Ready to Snag Some Clean Products? Take it Slow!
Eyeing a few natural products that you're ready to try? Awesome, but don't go crazy at first. If you've been using conventional products - and a lot of them - all of your life, you might go through a detox period. This detox period is commonly seen when transitioning to a non-aluminum deodorant, for example. This is completely normal, as it's your body's way of ridding itself of all those toxins and preparing to ingest all of the natural goodness in your new clean products. It's like being an addict; once you go into withdrawal from those harmful ingredients, your body will be a little confused and go into overtime on detoxing your body and figuring out what's going on. This detox period is different for everyone.

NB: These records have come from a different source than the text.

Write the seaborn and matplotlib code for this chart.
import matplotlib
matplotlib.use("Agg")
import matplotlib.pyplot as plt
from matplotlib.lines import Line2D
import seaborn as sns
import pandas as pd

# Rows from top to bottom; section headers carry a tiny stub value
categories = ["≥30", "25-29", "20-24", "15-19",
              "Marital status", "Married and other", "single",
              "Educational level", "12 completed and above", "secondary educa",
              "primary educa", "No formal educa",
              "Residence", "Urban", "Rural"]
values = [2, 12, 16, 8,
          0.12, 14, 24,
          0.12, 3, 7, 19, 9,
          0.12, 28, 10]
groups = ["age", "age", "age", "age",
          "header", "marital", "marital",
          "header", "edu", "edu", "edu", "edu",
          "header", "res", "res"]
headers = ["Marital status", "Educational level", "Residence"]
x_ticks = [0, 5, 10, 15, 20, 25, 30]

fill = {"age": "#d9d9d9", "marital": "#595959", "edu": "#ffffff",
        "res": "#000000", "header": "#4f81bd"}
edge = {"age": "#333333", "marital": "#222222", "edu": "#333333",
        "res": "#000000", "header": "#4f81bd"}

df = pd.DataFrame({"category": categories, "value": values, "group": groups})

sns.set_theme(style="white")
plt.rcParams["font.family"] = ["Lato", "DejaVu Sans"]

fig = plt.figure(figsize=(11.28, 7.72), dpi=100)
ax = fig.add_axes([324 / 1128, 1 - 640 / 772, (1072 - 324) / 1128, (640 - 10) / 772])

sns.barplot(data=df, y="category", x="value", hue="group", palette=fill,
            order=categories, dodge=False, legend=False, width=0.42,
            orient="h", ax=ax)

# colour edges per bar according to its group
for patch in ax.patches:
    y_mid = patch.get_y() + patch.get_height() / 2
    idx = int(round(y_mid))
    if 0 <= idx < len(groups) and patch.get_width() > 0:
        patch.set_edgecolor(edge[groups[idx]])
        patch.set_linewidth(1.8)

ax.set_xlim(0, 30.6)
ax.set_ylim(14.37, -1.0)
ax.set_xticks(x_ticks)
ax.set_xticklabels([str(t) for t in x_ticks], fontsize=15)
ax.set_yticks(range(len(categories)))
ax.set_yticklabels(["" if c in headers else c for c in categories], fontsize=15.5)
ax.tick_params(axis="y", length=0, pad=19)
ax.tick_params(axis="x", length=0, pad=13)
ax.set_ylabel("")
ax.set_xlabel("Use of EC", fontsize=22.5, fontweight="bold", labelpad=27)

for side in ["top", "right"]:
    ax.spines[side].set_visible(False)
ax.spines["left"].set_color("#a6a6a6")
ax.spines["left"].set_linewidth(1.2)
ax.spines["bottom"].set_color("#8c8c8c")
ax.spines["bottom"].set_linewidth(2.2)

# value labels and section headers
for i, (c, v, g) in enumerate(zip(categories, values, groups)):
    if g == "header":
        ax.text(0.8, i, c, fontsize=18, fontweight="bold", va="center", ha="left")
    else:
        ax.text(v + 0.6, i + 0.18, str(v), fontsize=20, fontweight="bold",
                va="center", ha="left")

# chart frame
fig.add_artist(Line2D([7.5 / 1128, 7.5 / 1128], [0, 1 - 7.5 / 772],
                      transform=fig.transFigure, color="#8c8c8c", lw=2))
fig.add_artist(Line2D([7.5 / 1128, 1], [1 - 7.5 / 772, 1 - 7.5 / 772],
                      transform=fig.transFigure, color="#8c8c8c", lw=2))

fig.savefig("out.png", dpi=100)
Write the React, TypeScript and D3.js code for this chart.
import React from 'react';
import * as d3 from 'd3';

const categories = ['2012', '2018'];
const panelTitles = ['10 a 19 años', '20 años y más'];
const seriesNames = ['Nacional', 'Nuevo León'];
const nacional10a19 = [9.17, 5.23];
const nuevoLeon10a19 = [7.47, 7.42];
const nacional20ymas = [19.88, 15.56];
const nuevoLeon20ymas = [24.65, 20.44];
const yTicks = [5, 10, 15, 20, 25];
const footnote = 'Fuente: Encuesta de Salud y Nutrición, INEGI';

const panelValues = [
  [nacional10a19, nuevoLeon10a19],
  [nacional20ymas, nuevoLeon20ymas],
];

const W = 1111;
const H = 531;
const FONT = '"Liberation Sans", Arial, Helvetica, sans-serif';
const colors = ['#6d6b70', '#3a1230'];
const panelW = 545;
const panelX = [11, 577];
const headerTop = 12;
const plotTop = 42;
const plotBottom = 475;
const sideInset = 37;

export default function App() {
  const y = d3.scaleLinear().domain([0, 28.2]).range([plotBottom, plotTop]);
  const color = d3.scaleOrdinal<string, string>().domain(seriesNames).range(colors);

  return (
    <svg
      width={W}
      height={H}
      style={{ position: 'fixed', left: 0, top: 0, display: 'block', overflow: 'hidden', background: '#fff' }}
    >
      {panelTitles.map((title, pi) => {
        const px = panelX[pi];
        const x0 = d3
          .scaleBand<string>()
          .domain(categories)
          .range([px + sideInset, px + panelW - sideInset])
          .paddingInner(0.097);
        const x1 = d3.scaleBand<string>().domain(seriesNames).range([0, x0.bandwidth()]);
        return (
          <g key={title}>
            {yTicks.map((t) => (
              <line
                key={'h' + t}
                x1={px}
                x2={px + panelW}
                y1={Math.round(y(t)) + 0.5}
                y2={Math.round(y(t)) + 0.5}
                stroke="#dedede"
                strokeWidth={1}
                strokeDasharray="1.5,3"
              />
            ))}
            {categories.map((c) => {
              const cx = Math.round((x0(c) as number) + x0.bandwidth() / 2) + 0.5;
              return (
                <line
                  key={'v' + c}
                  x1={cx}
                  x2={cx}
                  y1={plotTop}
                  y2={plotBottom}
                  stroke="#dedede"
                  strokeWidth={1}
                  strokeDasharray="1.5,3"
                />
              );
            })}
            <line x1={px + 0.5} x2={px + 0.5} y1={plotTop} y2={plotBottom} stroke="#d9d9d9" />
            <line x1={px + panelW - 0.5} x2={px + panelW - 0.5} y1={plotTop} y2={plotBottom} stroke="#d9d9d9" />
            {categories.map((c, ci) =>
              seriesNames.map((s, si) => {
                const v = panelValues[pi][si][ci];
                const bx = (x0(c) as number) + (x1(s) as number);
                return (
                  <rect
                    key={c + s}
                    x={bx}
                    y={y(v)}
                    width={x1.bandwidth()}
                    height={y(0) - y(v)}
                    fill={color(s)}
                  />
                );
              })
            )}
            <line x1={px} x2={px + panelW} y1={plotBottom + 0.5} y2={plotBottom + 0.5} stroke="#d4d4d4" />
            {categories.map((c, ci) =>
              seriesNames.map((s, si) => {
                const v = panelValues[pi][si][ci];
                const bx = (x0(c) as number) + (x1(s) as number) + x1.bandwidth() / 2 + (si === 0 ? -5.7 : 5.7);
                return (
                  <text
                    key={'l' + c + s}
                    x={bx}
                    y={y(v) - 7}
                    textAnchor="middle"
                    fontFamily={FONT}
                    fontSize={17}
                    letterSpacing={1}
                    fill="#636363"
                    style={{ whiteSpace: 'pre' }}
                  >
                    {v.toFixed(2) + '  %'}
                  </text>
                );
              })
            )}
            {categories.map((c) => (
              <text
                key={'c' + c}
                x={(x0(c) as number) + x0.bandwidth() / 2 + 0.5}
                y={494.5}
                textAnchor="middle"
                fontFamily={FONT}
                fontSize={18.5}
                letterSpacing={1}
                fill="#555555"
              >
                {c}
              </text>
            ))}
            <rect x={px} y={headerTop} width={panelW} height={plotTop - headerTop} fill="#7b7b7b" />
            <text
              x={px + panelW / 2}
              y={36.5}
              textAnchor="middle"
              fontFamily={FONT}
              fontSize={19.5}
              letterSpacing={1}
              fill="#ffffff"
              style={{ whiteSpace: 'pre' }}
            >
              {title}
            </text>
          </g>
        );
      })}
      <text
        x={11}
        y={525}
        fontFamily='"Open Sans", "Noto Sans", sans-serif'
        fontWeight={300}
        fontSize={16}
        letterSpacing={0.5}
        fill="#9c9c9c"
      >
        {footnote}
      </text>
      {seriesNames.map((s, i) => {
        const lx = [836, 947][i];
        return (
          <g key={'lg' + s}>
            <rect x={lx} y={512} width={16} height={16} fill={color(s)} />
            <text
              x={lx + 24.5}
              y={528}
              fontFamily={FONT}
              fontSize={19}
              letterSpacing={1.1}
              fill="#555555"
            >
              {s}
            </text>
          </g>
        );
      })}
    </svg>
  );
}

Some people experience a heavy detox while others barely notice they've changed anything in their routine. I advise that everyone err on the side of caution with this specific task and introduce natural products into your routine one at a time for 1-2 weeks depending on if you notice any effects. While natural ingredients are amazing, people can still be allergic to those ingredients, so always do a patch test with products that you'll be using on your skin by applying some of the product to the inner part of your elbow and pay attention to see if the skin gets irritated or becomes red. Introducing products one at a time into your routine is good practice with any personal care product, as you want to be able to single out that item to see if it made a difference, whether that difference is good or bad.